Suite à ces sollicitations, la Direction générale de la santé (DGS) a réagi dans une lettre adressée aux professionnels de santé. « Les médicaments proposés par ces industriels hors Union européenne (UE) sont peut-être des médicaments falsifiés et peuvent entraîner des risques chez les patients qui les utiliseraient. En conséquence, il convient de ne pas donner suite à ces sollicitations et de les signaler aux autorités compétentes afin qu'elles prennent les mesures pour faire cesser ces pratiques », insiste l'institution.
La tentation des génériques est d'autant plus forte qu'une étude récente a montré la non-infériorité des génériques sur les princeps de sofosbuvir/lédipasvir avec ou de sofosbuvir/daclatasvir. Les associations comptent jouer la carte des génériques si les annonces de la ministre de la Santé prévues pour le 25 mai ne contiennent pas l'élargissement des nouveaux traitements à tous les stades de fibrose.
Une renégociation pour la fin de l'année
Dans les coulisses, « la ministre est d'accord pour dire qu'il y a une réflexion politique à mener sur la manière dont les prix sont fixés en France, note le Dr Pascal Melin, président de SOS Hépatites.
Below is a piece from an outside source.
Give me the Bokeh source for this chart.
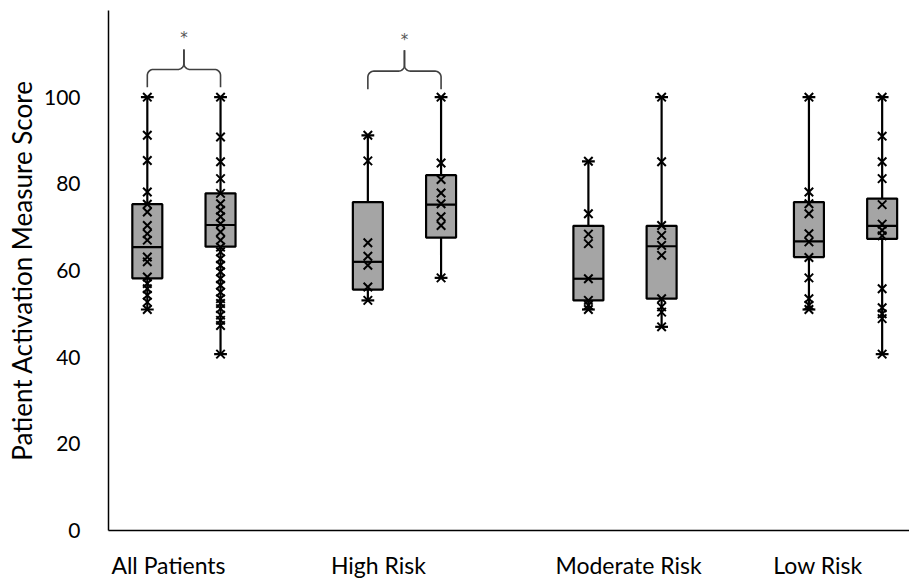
from bokeh.plotting import figure
from bokeh.models import Range1d, FixedTicker
from bokeh.core.properties import value
from bokeh.embed import file_html
from bokeh.resources import INLINE
import numpy as np

# ---------------- data ----------------
categories = ["All Patients", "High Risk", "Moderate Risk", "Low Risk"]
y_ticks = [0, 20, 40, 60, 80, 100]

# eight boxes: (group, side) pairs, two per category
box_group = [0, 0, 1, 1, 2, 2, 3, 3]
box_side = [-1, 1, -1, 1, -1, 1, -1, 1]

box_q1 = [58.2, 65.5, 55.6, 67.6, 53.1, 53.5, 63.1, 67.3]
box_median = [65.4, 70.5, 62.0, 75.2, 58.1, 65.6, 66.7, 70.3]
box_q3 = [75.3, 77.8, 75.8, 82.0, 70.3, 70.3, 75.8, 76.6]
whisker_low = [51.0, 40.7, 53.1, 58.3, 51.0, 47.0, 51.0, 40.7]
whisker_high = [100, 100, 91.2, 100, 85.2, 100, 100, 100]

points_all_a = [100, 91.2, 85.4, 78.1, 75.3, 73.5, 70.4, 68.5, 67.0, 63.1, 62.0,
                58.5, 57.0, 55.8, 54.3, 52.7, 51.0]
points_all_b = [100, 90.8, 85.1, 81.2, 77.8, 75.4, 73.9, 72.4, 70.8, 68.9, 67.0,
                65.4, 64.3, 62.7, 61.2, 59.7, 58.1, 56.6, 55.0, 53.5, 52.4, 51.2,
                49.7, 48.5, 47.3, 40.7]
points_high_a = [91.2, 85.3, 66.4, 63.3, 61.2, 56.2, 53.1]
points_high_b = [100, 84.8, 81.0, 77.9, 75.4, 72.4, 70.4, 58.3]
points_mod_a = [85.2, 73.1, 68.4, 66.2, 58.1, 53.1, 52.0, 51.0]
points_mod_b = [100, 85.1, 70.4, 68.1, 65.8, 63.5, 53.5, 51.6, 50.4, 47.0]
points_low_a = [100, 78.1, 75.4, 73.1, 68.5, 66.6, 63.0, 58.3, 53.5, 52.0, 51.0]
points_low_b = [100, 91.0, 85.1, 81.2, 75.2, 70.7, 69.3, 68.0, 55.8, 51.4, 50.0,
                48.9, 40.7]
box_points = [points_all_a, points_all_b, points_high_a, points_high_b,
              points_mod_a, points_mod_b, points_low_a, points_low_b]

# significance brackets: (left box, right box)
bracket_boxes = [(0, 1), (2, 3)]
bracket_label = "*"

# ---------------- layout constants ----------------
OFFSET = 0.166
BOX_W = 0.136
CAP_W = 0.058
label_pos = [-0.070, 0.882, 2.016, 2.875]
FONT = "Lato"
BOX_FILL = "#a5a5a5"

box_x = [g + s * OFFSET for g, s in zip(box_group, box_side)]

p = figure(width=909, height=581, output_backend="svg", toolbar_location=None,
           x_range=Range1d(-0.342, 3.290), y_range=Range1d(0, 120),
           min_border_left=108, min_border_right=0, min_border_top=10,
           min_border_bottom=51)
p.grid.visible = False
p.outline_line_color = None
p.background_fill_color = "white"
p.border_fill_color = "white"

# whiskers
p.segment(x0=box_x, y0=whisker_low, x1=box_x, y1=whisker_high,
          line_color="black", line_width=2.2)
# caps
for lst in (whisker_low, whisker_high):
    p.segment(x0=[x - CAP_W / 2 for x in box_x], y0=lst,
              x1=[x + CAP_W / 2 for x in box_x], y1=lst,
              line_color="black", line_width=2.2)
# boxes
p.vbar(x=box_x, width=BOX_W, bottom=box_q1, top=box_q3,
       fill_color=BOX_FILL, line_color="black", line_width=2.2)
# medians
p.segment(x0=[x - BOX_W / 2 for x in box_x], y0=box_median,
          x1=[x + BOX_W / 2 for x in box_x], y1=box_median,
          line_color="black", line_width=2.2)
# data points
px, py = [], []
for x, pts in zip(box_x, box_points):
    px += [x] * len(pts)
    py += pts
p.scatter(x=px, y=py, marker="x", size=12, line_color="black", line_width=2)

# brackets
RX = 6 / 220.5
RY = 6 / 4.333
bracket_geom = [(102.3, 106.4, 111.0, 113.6), (101.8, 106.0, 110.8, 113.2)]
for (a, b), (yb, yh, yp, ys) in zip(bracket_boxes, bracket_geom):
    xl, xr = box_x[a], box_x[b]
    xc = (xl + xr) / 2
    t1 = np.linspace(np.pi, np.pi / 2, 10)
    t2 = np.linspace(1.5 * np.pi, 2 * np.pi, 10)
    lx = [xl] + list(xl + RX + RX * np.cos(t1)) + list(xc - RX + RX * np.cos(t2)) + [xc]
    ly = [yb] + list(yh - RY + RY * np.sin(t1)) + list(yh + RY + RY * np.sin(t2)) + [yp]
    p.line(lx, ly, line_color="#404040", line_width=1.6)
    xr_line = [xr] + list(xr - RX - RX * np.cos(t1)) + list(xc + RX - RX * np.cos(t2)) + [xc]
    p.line(xr_line, ly, line_color="#404040", line_width=1.6)
    p.text(x=[xc], y=[ys], text=[bracket_label], text_color="#555555",
           text_font=value("DejaVu Sans"), text_font_size="15px",
           text_align="center", text_baseline="middle")

# axes
p.xaxis.ticker = FixedTicker(ticks=label_pos)
p.xaxis.major_label_overrides = {pos: c for pos, c in zip(label_pos, categories)}
p.xaxis.major_tick_line_color = None
p.xaxis.minor_tick_line_color = None
p.xaxis.axis_line_color = "black"
p.xaxis.axis_line_width = 1.5
p.xaxis.major_label_text_font = FONT
p.xaxis.major_label_text_font_size = "23px"
p.xaxis.major_label_text_color = "black"
p.xaxis.major_label_standoff = 14

p.yaxis.ticker = FixedTicker(ticks=y_ticks)
p.yaxis.major_tick_line_color = None
p.yaxis.minor_tick_line_color = None
p.yaxis.axis_line_color = "black"
p.yaxis.axis_line_width = 1.5
p.yaxis.major_label_text_font = FONT
p.yaxis.major_label_text_font_size = "21px"
p.yaxis.major_label_text_color = "black"
p.yaxis.major_label_standoff = 22
p.yaxis.axis_label = "Patient Activation Measure Score"
p.yaxis.axis_label_text_font = FONT
p.yaxis.axis_label_text_font_size = "26px"
p.yaxis.axis_label_text_font_style = "normal"
p.yaxis.axis_label_text_color = "black"
p.yaxis.axis_label_standoff = 3

open("out.html", "w").write(file_html(p, INLINE))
Elle nous a expliqué que l'ouverture ne pouvait pas se faire sans une renégociation sur les prix qui sera amorcée à la fin de l'année. On ne peut pas se contenter d'une promesse de changement pour 2017. On sait qu'elle ne sera plus aux manettes en 2017. »
La possibilité d'une licence d'office saisie par le gouvernement français est également envisagée depuis longtemps par les associations. Un tel dispositif a été sollicité par des pays comme le Canada, la Malaisie, l'Italie, la Thaïlande, le Mozambique, le Ghana, le Zimbabwe ou le Brésil pour d'autres traitements. Marisol Touraine n'est pas favorable à cette proposition.